Recovering Randroid Casper begs to differ suggesting, "If you have a table and one of it's legs are really, really, really f**ked up, you could use Atlas Shrugged to even it out."

In preparation for tonight's festivities Ubell has been setting aside a number of dog-eared Atlas Shrugged copies he says are for "The Sacrifice". "Every year we round up all the copies of Atlas Shrugged that still have a dedication to Nathaniel Branden and burn them into oblivion." Nathaniel Branden was a covert irrationalist operative who gained access into Ayn Rand's inner circle, and eventually, vagina during the late 50's and 60's. When asked for further comment Ubell snapped quickly, "We don't talk about Branden. He took advantage of the small scraps of irrational emotions Ayn still had in her. Let's just...let's just focus on the book.(sigh)"

"I think the appeal is that Atlas Shrugged is an enormously challenging book," says Leonard Peikoff. "The story is gripping. It's exciting. It's a mystery, as she(Rand) said, and people want to see how the mystery is resolved."

:::SPOILER::: It's ultimately resolved when the top minds of society abandon any concept of social responsibility and leave the less advantaged to perish in worldwide hellfire-damnation while the elite create a utopian capitalist paradise in which to live out the rest of their ideal days is perfect white harmony.

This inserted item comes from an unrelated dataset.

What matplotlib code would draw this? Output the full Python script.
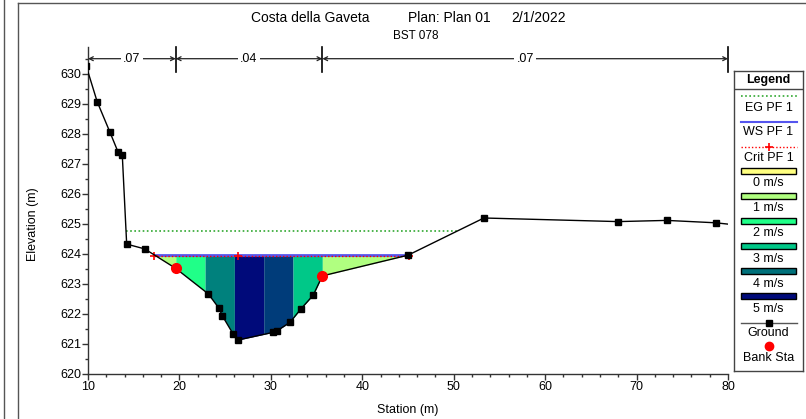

We at PLN are celebrating Ayn Rand's remarkable achievement as well! This year, every PLN employee gets 2 free paperback copies of the 50th anniversary Edition of Atlas Shrugged with all new cover-art that promises to contain more steely resolve and gripping symbolism than any other before it. After mandatorialy finishing the book each employee will then be required to submit a one and a half page report along with a signed statement that you got through all 1,168 pages. There will also be cake.